Diğer bir deyişle gelişmekte olan ülkelere para girişindeki azalma milli gelirin %4,9’u düzeyinde gerçekleşti. Söz konusu tutarın yaklaşık yarısı Çin’den sermaye çıkışından ve Rusya’nın küresel olarak yalnızlaşmasından kaynaklandı.
Ancak portföy çıkışı bu iki ülke ile sınırlı kalmadı. Az ya da çok gelişmekte olan ülkelerin geneline yayılan bir çıkış ile karşıyayız. Küresel risk iştahına duyarlı Türkiye’de sermaye hareketlerinden payına düşeni fazlasıyla aldı. 2009 Nisan ayından Mayıs 2013’e kadar geçen dönemde Türkiye piyasalarına 65 milyar dolar tutarında portföy girişi olmuştu. Bu tutarın 12 milyar doları son 2,5 yıl içinde ülkeden çıktı.
IMF uzmanları para çıkışının arkasında iki temel neden görüyor: (i) Fed’in para politikasını normalleştirmesi; (ii) Gelişmekte olan ülkeler ile gelişmiş ülkeler arasındaki büyüme farkının yavaşlaması. IMF uzmanları uyarıyor. 1980 – 2015 döneminde gelişmekte olan ülkelerden büyük boyutlu para çıkışları sık sık ekonomik ve mali krizlere yol açtı. 2015 yılında yaşanan para çıkışı ve rezerv kaybı 2016 yılında da devam ederse gelişmekte olan ülkeler yeni bir krize girebilir.
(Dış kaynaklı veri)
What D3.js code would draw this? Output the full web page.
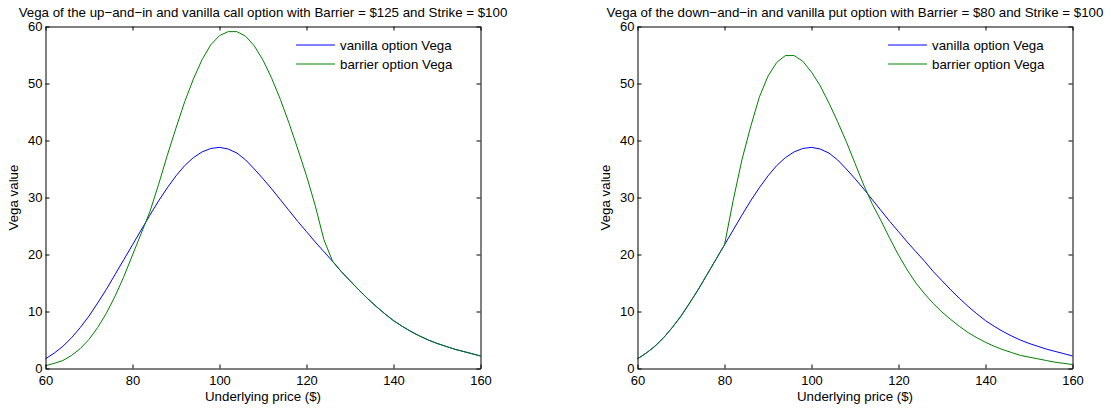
<!DOCTYPE html>
<html>
<head>
<meta charset="utf-8">
<script src="https://cdn.jsdelivr.net/npm/d3@7"></script>
<style>
  html, body { margin: 0; padding: 0; background: #fff; }
  svg { display: block; }
  text { font-family: "Liberation Sans", Arial, sans-serif; fill: #000; }
</style>
</head>
<body>
<script>
// Underlying price grid (in $)
const prices = [60, 62, 64, 66, 68, 70, 72, 74, 76, 78, 80, 82, 84, 86, 88, 90, 92, 94, 96, 98,
  100, 102, 104, 106, 108, 110, 112, 114, 116, 118, 120, 122, 124, 126, 128, 130, 132, 134, 136, 138,
  140, 142, 144, 146, 148, 150, 152, 154, 156, 158, 160];

// Vega of the vanilla option (same strike in both panels)
const vanillaVega = [1.7, 2.7, 3.9, 5.4, 7.2, 9.2, 11.5, 13.9, 16.5, 19.1, 21.7, 24.3, 26.9, 29.4, 31.7, 33.8, 35.6, 37.0, 38.0, 38.6,
  38.8, 38.5, 37.8, 36.6, 35.0, 33.3, 31.5, 29.6, 27.7, 25.8, 24.0, 22.2, 20.5, 18.8, 17.0, 15.4, 13.8, 12.3, 10.9, 9.6,
  8.4, 7.4, 6.5, 5.7, 5.0, 4.4, 3.9, 3.4, 3.0, 2.6, 2.2];

// Vega of the up-and-in call (barrier $125, strike $100)
const upInCallVega = [0.5, 0.9, 1.4, 2.3, 3.5, 5.1, 7.2, 9.7, 12.7, 16.1, 19.9, 23.7, 27.5, 32.3, 37.4, 42.2, 46.8, 50.8, 54.2, 56.8,
  58.4, 59.1, 59.1, 58.3, 56.6, 54.1, 50.9, 47.2, 43.0, 38.5, 33.8, 28.6, 22.6, 18.8, 17.0, 15.4, 13.8, 12.3, 10.9, 9.6,
  8.4, 7.4, 6.5, 5.7, 5.0, 4.4, 3.9, 3.4, 3.0, 2.6, 2.2];

// Vega of the down-and-in put (barrier $80, strike $100)
const downInPutVega = [1.7, 2.7, 3.9, 5.4, 7.2, 9.2, 11.5, 13.9, 16.5, 19.1, 21.7, 29.5, 36.6, 42.4, 47.6, 51.3, 53.7, 54.9, 54.9, 53.9,
  52.0, 49.6, 46.6, 43.3, 39.8, 36.0, 32.2, 28.8, 25.9, 22.8, 19.9, 17.3, 15.0, 13.1, 11.4, 9.9, 8.6, 7.4, 6.3, 5.4,
  4.6, 3.9, 3.3, 2.8, 2.3, 2.0, 1.7, 1.4, 1.1, 0.9, 0.7];

const xTicks = [60, 80, 100, 120, 140, 160];
const yTicks = [0, 10, 20, 30, 40, 50, 60];
const seriesNames = ["vanilla option Vega", "barrier option Vega"];
const titles = [
  "Vega of the up\u2212and\u2212in and vanilla call option with Barrier = $125 and Strike = $100",
  "Vega of the down\u2212and\u2212in and vanilla put option with Barrier = $80 and Strike = $100"
];
const xLabel = "Underlying price ($)";
const yLabel = "Vega value";

const W = 1111, H = 409;
const colors = ["#0000ff", "#008000"];
const tickFont = 13;
const labelFont = 13.3;

const svg = d3.select("body").append("svg")
  .attr("width", W).attr("height", H)
  .attr("viewBox", `0 0 ${W} ${H}`);
svg.append("rect").attr("width", W).attr("height", H).attr("fill", "#fff");

const panels = [
  { left: 45.5, right: 480.5, barrier: upInCallVega, title: titles[0] },
  { left: 637.5, right: 1072.5, barrier: downInPutVega, title: titles[1] }
];
const axTop = 26.5, axBottom = 368.5;

panels.forEach(p => {
  const x = d3.scaleLinear().domain([60, 160]).range([p.left, p.right]);
  const y = d3.scaleLinear().domain([0, 60]).range([axBottom, axTop]);
  const g = svg.append("g");
  const cx = (p.left + p.right) / 2;

  // data lines
  const line = d3.line().x((d, i) => x(prices[i])).y(d => y(d));
  [vanillaVega, p.barrier].forEach((vals, k) => {
    g.append("path")
      .datum(vals)
      .attr("d", line)
      .attr("fill", "none")
      .attr("stroke", colors[k])
      .attr("stroke-width", 1)
      .attr("stroke-linejoin", "round");
  });

  // axes with inward ticks on all four sides
  const styleAxis = sel => {
    sel.selectAll("path.domain").attr("stroke", "#000").attr("stroke-width", 1);
    sel.selectAll(".tick line").attr("stroke", "#000").attr("stroke-width", 1);
    sel.selectAll("text").attr("font-size", tickFont).attr("font-family", "Liberation Sans, Arial, sans-serif").attr("fill", "#000");
  };
  g.append("g").attr("transform", `translate(0,${axBottom})`)
    .call(d3.axisBottom(x).tickValues(xTicks).tickSize(-4).tickSizeOuter(0).tickPadding(7))
    .call(styleAxis);
  g.append("g").attr("transform", `translate(0,${axTop})`)
    .call(d3.axisTop(x).tickValues(xTicks).tickSize(-4).tickSizeOuter(0).tickFormat(""))
    .call(styleAxis);
  g.append("g").attr("transform", `translate(${p.left},0)`)
    .call(d3.axisLeft(y).tickValues(yTicks).tickSize(-4).tickSizeOuter(0).tickPadding(3))
    .call(styleAxis)
    .call(s => s.selectAll("text").attr("dy", "0.34em"));
  g.append("g").attr("transform", `translate(${p.right},0)`)
    .call(d3.axisRight(y).tickValues(yTicks).tickSize(-4).tickSizeOuter(0).tickFormat(""))
    .call(styleAxis);

  // title and axis labels
  g.append("text").attr("x", cx).attr("y", 16.5)
    .attr("text-anchor", "middle").attr("font-size", labelFont).text(p.title);
  g.append("text").attr("x", cx).attr("y", 401)
    .attr("text-anchor", "middle").attr("font-size", labelFont).text(xLabel);
  g.append("text")
    .attr("transform", `translate(${p.left - 27.5},${(axTop + axBottom) / 2}) rotate(-90)`)
    .attr("text-anchor", "middle").attr("font-size", labelFont).text(yLabel);

  // legend
  const lx = p.right - 184.5;
  seriesNames.forEach((name, k) => {
    const ly = 45 + k * 19;
    g.append("line")
      .attr("x1", lx).attr("x2", lx + 39)
      .attr("y1", ly).attr("y2", ly)
      .attr("stroke", colors[k]).attr("stroke-width", 1);
    g.append("text").attr("x", lx + 44).attr("y", ly + 4.8)
      .attr("font-size", labelFont).text(name);
  });
});
</script>
</body>
</html>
Kriz tellallığı yapmanın anlamı yok. Türkiye’nin de içinde olduğu büyük gelişmekte olan ekonomiler geçmiş kriz dönemlerine göre çok daha güçlü. Kamu borcunun azalması, güçlü bankacılık sektörü, bağımsız merkez bankası ve esnek döviz kuru bu ülkelerin dışsal şoklara karşı daha dayanıklı olmasını sağlıyor. Ancak geçtiğimiz haftalarda gelişmekte olan piyasalardaki bahar havasının gerçekçi olmadığını da kabul etmek lazım. Gelişmekte olan ülkelerin temel derdi Fed’in faiz artırması veya Çin’in yavaşlaması kaynaklı riskler değil.
Gelişmekte olan ülkelerin çoğunluğu ‘orta gelir tuzağına’ yakalanmış durumda. Bu tuzaktan kurtulmak için ivedilikle ikinci – üçüncü nesil yapısal reformları yapmaları gerekiyor. Ancak bu reformları yapmak için gerekli politik irade mevcut değil.
Küresel likidite bol ve risk iştahı güçlü iken yabancı sermaye seçici değildi. Ancak dünya ekonomisinin yavaşlama sinyalleri verdiği ve iflas riskinin arttığı bir ortamda daha seçici olacaktır. Otel müdürünün verdiği yangın alarmını ciddiye almak lazım. Yoksa son 15 yılda elde ettiğimiz kazanımları bir gecede geri veririz.